Liberdade que supera o medo
Por Rogério Quadra
Ouvi certa vez que tradicionalismo é a fé morta dos vivos, mas que tradição é a fé viva dos que se foram.
Em minha tradição carrego o sangue de pessoas que lutaram por liberdade. No primeiro século da era cristã nossos irmãos foram duramente perseguidos pelo império romano que autoritariamente lhes roubou o direito ao culto. Foram perseguidos, decapitados, devorados por leões nas arenas em nome da liberdade de crer e anunciar o Cristo. O próprio apóstolo que sofrera perseguição, perigos, naufrágios e privações é quem diz: “Tudo posso naquele que me fortalece”. (Fl. 4.13).
Tudo posso não são “super poderes”, tudo posso é resiliência.
No século XVII o movimento anabatista (os “rebatizadores”), se tornam igreja batista e se posicionam na busca pela liberdade, o que eles viriam chamar de “livre consciência”.
Na coragem de “reformar a reforma”, afirmaram que só devem ser batizados aqueles que se tornam conscientes de sua fé e foram na contra mão de luteranos, presbiterianos e católicos.
Liberdade é sempre uma questão de consciência e expressão. Ainda carregavam como valor inegociável o rompimento da igreja com o estado. Contrariando valores do Luteranismo na Alemanha ou Anglicanismo na Inglaterra.
Meus pais na fé sabiam quanta morte e destruição a fórmula igreja e estado tinha imposto sobre a humanidade.
Num passado obscuro que unira a igreja ao estado romano, o imperador Constantino usou de uma “falsa” conversão como instrumento de manipulação e tirou a igreja da condição de perseguida a perseguidora, espalhando o terror, rompendo e desviando do próprio espírito do evangelho de Jesus que é amar a Deus e ao próximo, as boas obras e o testemunho.

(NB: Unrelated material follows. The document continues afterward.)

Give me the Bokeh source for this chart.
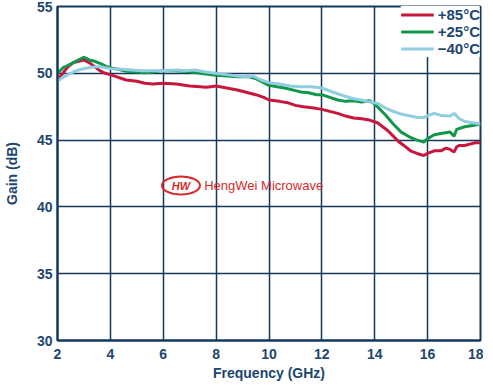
from bokeh.plotting import figure
from bokeh.models import Range1d, Legend, LegendItem, Label, FixedTicker
from bokeh.embed import file_html
from bokeh.resources import INLINE

# +85°C
f_85 = [2.0, 2.2, 2.4, 2.6, 2.8, 3.0, 3.2, 3.4, 3.6, 3.8, 4.0, 4.3, 4.6, 5.0, 5.3, 5.6, 6.0, 6.5, 7.0, 7.4,
        7.6, 7.8, 8.0, 8.4, 8.8, 9.1, 9.5, 9.8, 10.0, 10.4, 10.7, 11.0, 11.3, 11.7, 12.0, 12.3, 12.6, 12.9,
        13.2, 13.5, 13.8, 14.1, 14.3, 14.5, 14.7, 14.9, 15.1, 15.35, 15.6, 15.85, 16.0, 16.25, 16.5, 16.7,
        16.85, 17.0, 17.1, 17.2, 17.4, 17.6, 17.8, 18.0]
g_85 = [49.5, 50.0, 50.5, 50.8, 50.9, 51.0, 50.8, 50.5, 50.2, 50.0, 49.9, 49.7, 49.5, 49.4, 49.25, 49.2, 49.25,
        49.2, 49.05, 49.0, 48.95, 49.0, 49.05, 48.9, 48.75, 48.6, 48.4, 48.2, 48.0, 47.9, 47.8, 47.6, 47.5,
        47.4, 47.3, 47.15, 47.0, 46.8, 46.65, 46.6, 46.5, 46.3, 46.0, 45.7, 45.3, 44.9, 44.6, 44.2, 44.0,
        43.85, 44.0, 44.2, 44.2, 44.4, 44.3, 44.1, 44.5, 44.6, 44.6, 44.7, 44.8, 44.8]

# +25°C
f_25 = [2.0, 2.2, 2.4, 2.6, 2.8, 3.0, 3.2, 3.4, 3.6, 3.8, 4.0, 4.3, 4.6, 5.0, 5.3, 5.6, 6.0, 6.4, 6.8, 7.2,
        7.6, 8.0, 8.4, 8.8, 9.2, 9.5, 9.8, 10.0, 10.3, 10.6, 11.0, 11.2, 11.5, 11.8, 12.0, 12.3, 12.6, 12.9,
        13.2, 13.5, 13.8, 14.0, 14.2, 14.4, 14.7, 15.0, 15.35, 15.6, 15.85, 16.0, 16.25, 16.5, 16.85, 17.0,
        17.1, 17.4, 17.7, 18.0]
g_25 = [50.0, 50.4, 50.6, 50.8, 51.0, 51.2, 51.0, 50.9, 50.75, 50.55, 50.4, 50.3, 50.15, 50.1, 50.05, 50.1,
        50.2, 50.2, 50.15, 50.05, 49.95, 49.85, 49.8, 49.75, 49.75, 49.6, 49.3, 49.1, 49.0, 48.9, 48.7, 48.6,
        48.55, 48.4, 48.4, 48.2, 48.0, 47.9, 47.95, 47.85, 47.95, 47.7, 47.3, 46.9, 46.2, 45.6, 45.2, 45.0,
        44.85, 45.1, 45.4, 45.5, 45.6, 45.3, 45.8, 46.0, 46.1, 46.2]

# -40°C
f_m40 = [2.0, 2.2, 2.4, 2.6, 2.8, 3.0, 3.3, 3.6, 4.0, 4.4, 4.8, 5.2, 5.6, 6.0, 6.5, 6.9, 7.2, 7.6, 8.0, 8.4,
         8.8, 9.2, 9.4, 9.7, 10.0, 10.4, 10.8, 11.2, 11.6, 12.0, 12.4, 12.85, 13.2, 13.5, 13.7, 14.1, 14.4,
         14.7, 15.0, 15.35, 15.6, 15.87, 16.1, 16.25, 16.5, 16.85, 17.0, 17.2, 17.4, 17.7, 18.0]
g_m40 = [49.4, 49.7, 49.9, 50.1, 50.25, 50.35, 50.45, 50.5, 50.35, 50.3, 50.25, 50.2, 50.2, 50.2, 50.25, 50.2,
         50.25, 50.1, 50.0, 49.9, 49.8, 49.75, 49.8, 49.5, 49.3, 49.2, 49.05, 49.0, 49.0, 48.9, 48.6, 48.3,
         48.1, 48.0, 47.9, 47.75, 47.4, 47.15, 46.95, 46.8, 46.7, 46.7, 46.9, 47.0, 46.85, 46.8, 47.0, 46.6,
         46.4, 46.3, 46.2]

x_ticks = [2, 4, 6, 8, 10, 12, 14, 16, 18]
y_ticks = [30, 35, 40, 45, 50, 55]
labels = ["+85°C", "+25°C", "\u221240°C"]
colors = ["#c8173c", "#12974a", "#8fcde0"]

navy = "#12385c"
txt = "#1d4670"
FONT = "Liberation Sans"

p = figure(width=483, height=383, output_backend="svg", toolbar_location=None,
           x_range=Range1d(2, 18), y_range=Range1d(30, 55),
           min_border_left=55, min_border_right=3, min_border_top=6, min_border_bottom=38)

p.outline_line_color = navy
p.outline_line_width = 2
p.background_fill_color = "white"

xt = FixedTicker(ticks=x_ticks)
yt = FixedTicker(ticks=y_ticks)

for ax in (p.xaxis[0], p.yaxis[0]):
    ax.axis_line_color = navy
    ax.axis_line_width = 2
    ax.major_tick_line_color = None
    ax.minor_tick_line_color = None
    ax.major_tick_out = 0
    ax.major_tick_in = 0
    ax.major_label_text_font = FONT
    ax.major_label_text_font_style = "bold"
    ax.major_label_text_font_size = "14px"
    ax.major_label_text_color = txt
    ax.axis_label_text_font = FONT
    ax.axis_label_text_font_style = "bold"
    ax.axis_label_text_font_size = "14px"
    ax.axis_label_text_color = txt

p.xaxis.ticker = xt
p.yaxis.ticker = yt
p.xgrid.ticker = xt
p.ygrid.ticker = yt
p.xaxis.axis_label = "Frequency (GHz)"
p.yaxis.axis_label = "Gain (dB)"
p.xaxis.major_label_standoff = 8
p.yaxis.major_label_standoff = 5
p.xaxis.axis_label_standoff = 3
p.yaxis.axis_label_standoff = 14

p.xgrid.grid_line_color = navy
p.ygrid.grid_line_color = navy
p.xgrid.grid_line_width = 1.5
p.ygrid.grid_line_width = 1.5
p.xgrid.level = "underlay"
p.ygrid.level = "underlay"

r85 = p.line(f_85, g_85, line_color=colors[0], line_width=3)
r25 = p.line(f_25, g_25, line_color=colors[1], line_width=3)
r40 = p.line(f_m40, g_m40, line_color=colors[2], line_width=3)

legend = Legend(items=[LegendItem(label=labels[0], renderers=[r85]),
                       LegendItem(label=labels[1], renderers=[r25]),
                       LegendItem(label=labels[2], renderers=[r40])],
                location="top_right", margin=0, padding=5, spacing=0,
                glyph_width=33, glyph_height=17, label_height=17, label_standoff=4,
                label_text_font=FONT, label_text_font_style="bold", label_text_font_size="15px",
                label_text_color=txt, border_line_color=None, background_fill_color="white",
                background_fill_alpha=1.0)
p.add_layout(legend)

# watermark
p.ellipse(x=[6.67], y=[41.6], width=38, height=18, width_units="screen", height_units="screen",
          fill_color=None, line_color="#d42a2a", line_width=2)
p.add_layout(Label(x=6.67, y=41.6, text="HW", text_align="center", text_baseline="middle",
                   text_font=FONT, text_font_style="bold italic", text_font_size="11px",
                   text_color="#d42a2a"))
p.add_layout(Label(x=7.55, y=41.6, text="HengWei Microwave", text_align="left", text_baseline="middle",
                   text_font=FONT, text_font_size="13px", text_color="#d42a2a"))

open("out.html", "w").write(file_html(p, INLINE))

Tal fenômeno parece ter sido reeditado. Causa espanto a igreja evangélica, em meu caso ver a igreja batista, unir-se a grupos dos que conclamam a intervenção militar e o cerceamento das liberdades individuais.
Como pode ter alguém que se auto proclame cristão e defenda o ato institucional número 5 ou simplesmente AI-5.
Causa espanto ver um chefe de estado unido ao movimento evangélico discursando contra o estado democrático de direito, falando sobre fechamento do congresso ou do supremo. Com o apoio evangélico? Não sabemos mais quem somos ou de onde viemos?
Não percebem a gravidade do presidente da república, que jurou fidelidade à constituição no ato da posse tão abertamente se auto proclamar a própria constituição, o que só acontece em regimes ditatoriais.
Regime ditatorial é contra o Espírito do Cristianismo. “Se o filho vos libertar verdadeiramente sereis livres”. (João 8.36)
Nos esquecemos que quando éramos minoria, a laicidade e a liberdade de culto que nos permitiu florescer como igreja.
Deveríamos como cristãos ao invés de clamar por intervenção militar estar clamando pela intervenção de Deus.Oro para que o princípio da sabedoria e do temor a Deus esteja um dia encarnado no chefe do executivo, seja deste ou de um próximo. Oro pelo retorno do Espírito da mansidão evangélica. Quando a igreja na história aliada ao estado se tornou perseguidora e perdeu as características próprias de um cordeiro que dá a vida pelo mundo entramos naquilo que a história chamou de “o período das trevas”.
As trevas voltaram a reinar sobre a igreja.
Como pastor Batista sei quem sou e de onde vim, por isso sei que devo ir para o caminho do sopro do Espírito. O que recebi como legado, para além da própria história e sobrenome é tradição.
Tudo posso naquele que me fortalece (Filipenses 4.13) palavras que estão sobre a lápide de minha avó. Ela lutou pela causa do evangelho ao lado do saudoso Pastor Quadra de quem herdo o sobrenome e o legado. Plantaram igrejas Brasil a fora, viveram tribulações e angústias, mas venceram com o poder que há nesta frase. Tudo posso. Hoje sei que tudo posso, resistiremos até o fim. Se eles querem meu sangue só se eu estiver morto, só assim.